▼▼▼
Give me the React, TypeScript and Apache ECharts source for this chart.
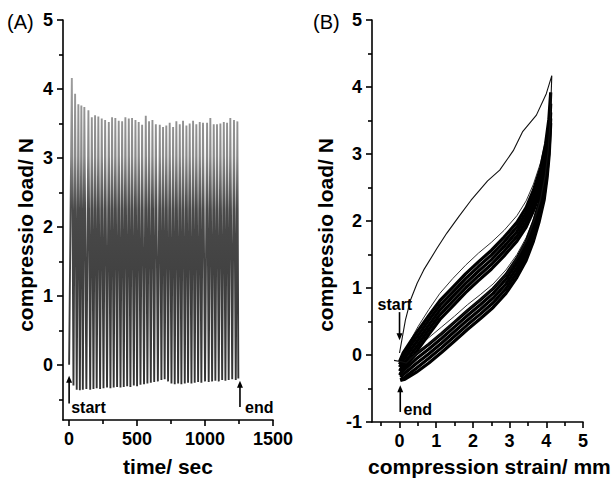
import React, { useEffect, useRef } from "react";
import * as echarts from "echarts";

// ---------- Panel A: load vs time ----------
const timeTicks = [0, 500, 1000, 1500];
const timeMinorTicks = [250, 750, 1250];
const loadTicksA = [0, 1, 2, 3, 4, 5];
const loadMinorTicksA = [-0.5, 0.5, 1.5, 2.5, 3.5, 4.5];

const startTime = 0;
const startLoad = 0.0;
const peakTimes = [20, 44, 68, 90, 112, 142, 167, 191, 215, 240, 265, 292, 316, 340, 365, 390, 414, 439, 463, 488, 512, 537, 564, 588, 613, 638, 667, 691, 715, 740, 765, 789, 814, 838, 863, 887, 912, 936, 961, 985, 1015, 1039, 1064, 1088, 1113, 1138, 1162, 1186, 1213, 1238];
const peakLoads = [4.16, 3.93, 3.78, 3.76, 3.74, 3.69, 3.59, 3.62, 3.6, 3.57, 3.55, 3.52, 3.59, 3.58, 3.54, 3.53, 3.59, 3.57, 3.58, 3.55, 3.52, 3.48, 3.61, 3.53, 3.55, 3.49, 3.48, 3.45, 3.47, 3.51, 3.45, 3.53, 3.49, 3.54, 3.47, 3.5, 3.54, 3.49, 3.52, 3.51, 3.51, 3.58, 3.49, 3.49, 3.5, 3.52, 3.51, 3.58, 3.55, 3.53];
const troughTimes = [32, 56, 79, 101, 127, 155, 179, 203, 228, 253, 279, 304, 328, 353, 378, 402, 427, 451, 476, 500, 525, 551, 576, 601, 626, 653, 679, 703, 728, 753, 777, 802, 826, 851, 875, 900, 924, 949, 973, 1000, 1027, 1052, 1076, 1101, 1126, 1150, 1174, 1200, 1226, 1245];
const troughLoads = [-0.3, -0.36, -0.37, -0.36, -0.35, -0.36, -0.35, -0.34, -0.35, -0.34, -0.33, -0.34, -0.33, -0.32, -0.33, -0.32, -0.31, -0.32, -0.3, -0.31, -0.29, -0.28, -0.27, -0.26, -0.25, -0.24, -0.22, -0.21, -0.24, -0.27, -0.28, -0.27, -0.28, -0.27, -0.26, -0.27, -0.26, -0.25, -0.26, -0.24, -0.25, -0.24, -0.23, -0.24, -0.22, -0.23, -0.22, -0.21, -0.22, -0.2];

// ---------- Panel B: load vs strain ----------
const strainTicks = [0, 1, 2, 3, 4, 5];
const strainMinorTicks = [-0.5, 0.5, 1.5, 2.5, 3.5, 4.5];
const loadTicksB = [-1, 0, 1, 2, 3, 4, 5];
const loadMinorTicksB = [-0.5, 0.5, 1.5, 2.5, 3.5, 4.5];

// first cycle
const firstLoadStrain = [0.0, 0.16, 0.3, 0.48, 0.66, 1.03, 1.29, 1.62, 1.95, 2.4, 2.73, 3.1, 3.35, 3.73, 4.0, 4.15];
const firstLoadForce = [0.03, 0.52, 0.82, 1.07, 1.27, 1.6, 1.82, 2.07, 2.31, 2.6, 2.76, 3.05, 3.33, 3.58, 3.9, 4.17];
const firstUnloadStrain = [4.15, 4.11, 4.05, 3.97, 3.84, 3.68, 3.48, 3.23, 2.93, 2.58, 2.23, 1.88, 1.53, 1.18, 0.83, 0.48, 0.18, 0.05, -0.15];
const firstUnloadForce = [4.17, 3.55, 3.05, 2.68, 2.32, 2.03, 1.73, 1.47, 1.22, 1.01, 0.84, 0.68, 0.51, 0.34, 0.18, 0.03, -0.12, -0.1, -0.08];

// later cycles (loading branch strain grid, unloading branch strain grid)
const loadStrain = [0.0, 0.1, 0.3, 0.5, 0.8, 1.1, 1.45, 1.8, 2.15, 2.5, 2.85, 3.2, 3.45, 3.65, 3.85, 3.98, 4.07, 4.12];
const unloadStrain = [4.12, 4.08, 4.02, 3.94, 3.8, 3.65, 3.45, 3.2, 2.9, 2.55, 2.2, 1.85, 1.5, 1.15, 0.8, 0.45, 0.15, 0.02];

const cycleP_load = [-0.1, 0.03, 0.2, 0.36, 0.59, 0.81, 1.01, 1.21, 1.39, 1.56, 1.76, 1.98, 2.2, 2.46, 2.8, 3.15, 3.52, 3.92];
const cycleP_unload = [3.92, 3.4, 2.96, 2.6, 2.26, 1.98, 1.69, 1.44, 1.2, 0.99, 0.82, 0.66, 0.49, 0.32, 0.16, 0.01, -0.15, -0.22];
const cycleQ_load = [-0.14, -0.02, 0.14, 0.29, 0.52, 0.74, 0.94, 1.14, 1.32, 1.49, 1.69, 1.91, 2.12, 2.38, 2.71, 3.05, 3.41, 3.75];
const cycleQ_unload = [3.75, 3.3, 2.88, 2.52, 2.19, 1.91, 1.62, 1.37, 1.13, 0.92, 0.75, 0.59, 0.42, 0.25, 0.09, -0.06, -0.21, -0.28];
const cycleC_load = [-0.18, -0.08, 0.07, 0.22, 0.45, 0.67, 0.87, 1.07, 1.25, 1.42, 1.62, 1.84, 2.05, 2.3, 2.62, 2.95, 3.3, 3.62];
const cycleC_unload = [3.62, 3.2, 2.8, 2.45, 2.12, 1.84, 1.55, 1.3, 1.06, 0.85, 0.68, 0.52, 0.35, 0.18, 0.02, -0.13, -0.27, -0.33];
const cycleR_load = [-0.24, -0.15, 0.0, 0.15, 0.38, 0.6, 0.8, 1.0, 1.18, 1.35, 1.55, 1.77, 1.98, 2.22, 2.54, 2.86, 3.2, 3.53];
const cycleR_unload = [3.53, 3.1, 2.72, 2.38, 2.05, 1.77, 1.48, 1.23, 0.99, 0.78, 0.61, 0.45, 0.28, 0.11, -0.05, -0.2, -0.33, -0.37];
const cycleS_load = [-0.3, -0.22, -0.07, 0.08, 0.31, 0.53, 0.73, 0.93, 1.11, 1.28, 1.48, 1.7, 1.91, 2.15, 2.46, 2.78, 3.12, 3.46];
const cycleS_unload = [3.46, 3.0, 2.64, 2.31, 1.98, 1.7, 1.41, 1.16, 0.92, 0.71, 0.54, 0.38, 0.21, 0.04, -0.12, -0.26, -0.36, -0.38];
const cycleT_load = [-0.12, 0.0, 0.22, 0.42, 0.68, 0.92, 1.14, 1.34, 1.52, 1.68, 1.86, 2.08, 2.3, 2.55, 2.88, 3.2, 3.52, 3.85];
const cycleT_unload = [3.85, 3.35, 2.95, 2.62, 2.3, 2.03, 1.75, 1.5, 1.27, 1.06, 0.9, 0.75, 0.58, 0.42, 0.26, 0.1, -0.08, -0.18];

const FONT = "'Liberation Sans', Arial, Helvetica, sans-serif";

function zip(xs: number[], ys: number[]) {
  return xs.map((x, i) => [x, ys[i]]);
}

function mainAxis(gridIndex: number, min: number, max: number, ticks: number[], position: string) {
  return {
    type: "value",
    gridIndex,
    min,
    max,
    position,
    axisLine: { show: true, onZero: false, lineStyle: { color: "#000", width: 1.6 } },
    axisTick: { show: true, inside: false, customValues: ticks, length: 6, lineStyle: { color: "#000", width: 1.6 } },
    axisLabel: {
      show: true,
      customValues: ticks,
      margin: 10,
      color: "#000",
      fontSize: 18,
      fontWeight: "bold",
      fontFamily: FONT,
      formatter: (v: number) => String(v),
    },
    splitLine: { show: false },
  };
}

function minorAxis(gridIndex: number, min: number, max: number, ticks: number[], position: string) {
  return {
    type: "value",
    gridIndex,
    min,
    max,
    position,
    axisLine: { show: false, onZero: false },
    axisTick: { show: true, inside: false, customValues: ticks, length: 4, lineStyle: { color: "#000", width: 1.6 } },
    axisLabel: { show: false },
    splitLine: { show: false },
  };
}

export default function App() {
  const ref = useRef<HTMLDivElement>(null);

  useEffect(() => {
    if (!ref.current) return;
    const chart = echarts.init(ref.current, null, { renderer: "svg" });

    const seriesA: number[][] = [[startTime, startLoad]];
    peakTimes.forEach((t, i) => {
      seriesA.push([t, peakLoads[i]]);
      seriesA.push([troughTimes[i], troughLoads[i]]);
    });

    const bandCycles = [
      [cycleP_load, cycleP_unload],
      [cycleQ_load, cycleQ_unload],
      [cycleC_load, cycleC_unload],
      [cycleR_load, cycleR_unload],
      [cycleS_load, cycleS_unload],
    ];

    const lineB = (data: number[][], width: number, color: string) => ({
      type: "line",
      xAxisIndex: 2,
      yAxisIndex: 2,
      data,
      symbol: "none",
      lineStyle: { color, width },
      silent: true,
    });

    const seriesB: any[] = [];
    seriesB.push(lineB(zip(loadStrain, cycleT_load).concat(zip(unloadStrain, cycleT_unload)), 1, "#333"));
    bandCycles.forEach(([l, u]) => {
      seriesB.push(lineB(zip(loadStrain, l).concat(zip(unloadStrain, u)), 3.2, "#000"));
    });
    seriesB.push(lineB(zip(firstLoadStrain, firstLoadForce).concat(zip(firstUnloadStrain, firstUnloadForce)), 1.1, "#111"));

    const gradA = new echarts.graphic.LinearGradient(0, 0, 0, 1, [
      { offset: 0, color: "#9c9c9c" },
      { offset: 0.25, color: "#8a8a8a" },
      { offset: 0.42, color: "#4a4a4a" },
      { offset: 1, color: "#333333" },
    ]);

    chart.setOption({
      animation: false,
      backgroundColor: "#fff",
      grid: [
        { left: 63, top: 20, width: 210, height: 400 },
        { left: 372, top: 20, width: 211, height: 402 },
      ],
      xAxis: [
        mainAxis(0, -45, 1500, timeTicks, "bottom"),
        minorAxis(0, -45, 1500, timeMinorTicks, "bottom"),
        mainAxis(1, -0.75, 5, strainTicks, "bottom"),
        minorAxis(1, -0.75, 5, strainMinorTicks, "bottom"),
      ],
      yAxis: [
        mainAxis(0, -0.8, 5, loadTicksA, "left"),
        minorAxis(0, -0.8, 5, loadMinorTicksA, "left"),
        mainAxis(1, -1, 5, loadTicksB, "left"),
        minorAxis(1, -1, 5, loadMinorTicksB, "left"),
      ],
      series: [
        {
          type: "line",
          xAxisIndex: 0,
          yAxisIndex: 0,
          data: seriesA,
          symbol: "none",
          lineStyle: { color: gradA, width: 1.9 },
          silent: true,
        },
        ...seriesB,
      ],
    });

    const pA = (x: number, y: number) => chart.convertToPixel({ xAxisIndex: 0, yAxisIndex: 0 }, [x, y]) as number[];
    const pB = (x: number, y: number) => chart.convertToPixel({ xAxisIndex: 2, yAxisIndex: 2 }, [x, y]) as number[];

    const arrow = (tail: number[], tip: number[]) => {
      const dir = tip[1] < tail[1] ? -1 : 1; // -1 pointing up
      const head = 7;
      const half = 3;
      return [
        {
          type: "line",
          shape: { x1: tail[0], y1: tail[1], x2: tip[0], y2: tip[1] - dir * head * 0.6 },
          style: { stroke: "#000", lineWidth: 1.6 },
          silent: true,
        },
        {
          type: "polygon",
          shape: {
            points: [
              [tip[0], tip[1]],
              [tip[0] - half, tip[1] - dir * head],
              [tip[0] + half, tip[1] - dir * head],
            ],
          },
          style: { fill: "#000" },
          silent: true,
        },
      ];
    };

    const label = (pos: number[], text: string, size = 16, weight = "bold", align = "left") => ({
      type: "text",
      x: pos[0],
      y: pos[1],
      style: {
        text,
        fill: "#000",
        font: `${weight} ${size}px ${FONT}`,
        align,
        verticalAlign: "middle",
      },
      silent: true,
    });

    const graphic: any[] = [
      ...arrow(pA(0, -0.56), pA(0, -0.16)),
      ...arrow(pA(1257, -0.61), pA(1257, -0.23)),
      label(pA(15, -0.62), "start"),
      label(pA(1294, -0.62), "end"),
      ...arrow(pB(0, 0.64), pB(0, 0.22)),
      ...arrow(pB(0.02, -0.85), pB(0.02, -0.45)),
      label(pB(-0.6, 0.76), "start"),
      label(pB(0.11, -0.81), "end"),
      label([7, 22], "(A)", 20, "normal"),
      label([313, 22], "(B)", 20, "normal"),
      {
        type: "text",
        x: 25,
        y: 235,
        rotation: Math.PI / 2,
        style: { text: "compressio load/ N", fill: "#000", font: `bold 21px ${FONT}`, align: "center", verticalAlign: "middle" },
        silent: true,
      },
      {
        type: "text",
        x: 325,
        y: 235,
        rotation: Math.PI / 2,
        style: { text: "compressio load/ N", fill: "#000", font: `bold 21px ${FONT}`, align: "center", verticalAlign: "middle" },
        silent: true,
      },
      label([168, 466], "time/ sec", 21, "bold", "center"),
      label([368, 466], "compression strain/ mm", 21, "bold", "left"),
    ];

    chart.setOption({ graphic });

    return () => chart.dispose();
  }, []);

  return (
    <div
      ref={ref}
      style={{ position: "fixed", left: 0, top: 0, width: 615, height: 480, background: "#fff" }}
    />
  );
}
▲▲▲
_Task requirements:_ Find the lines with the string "React" and reproduce them.

_Exercise result:_
Give me the React, TypeScript and Apache ECharts source for this chart.
import React, { useEffect, useRef } from "react";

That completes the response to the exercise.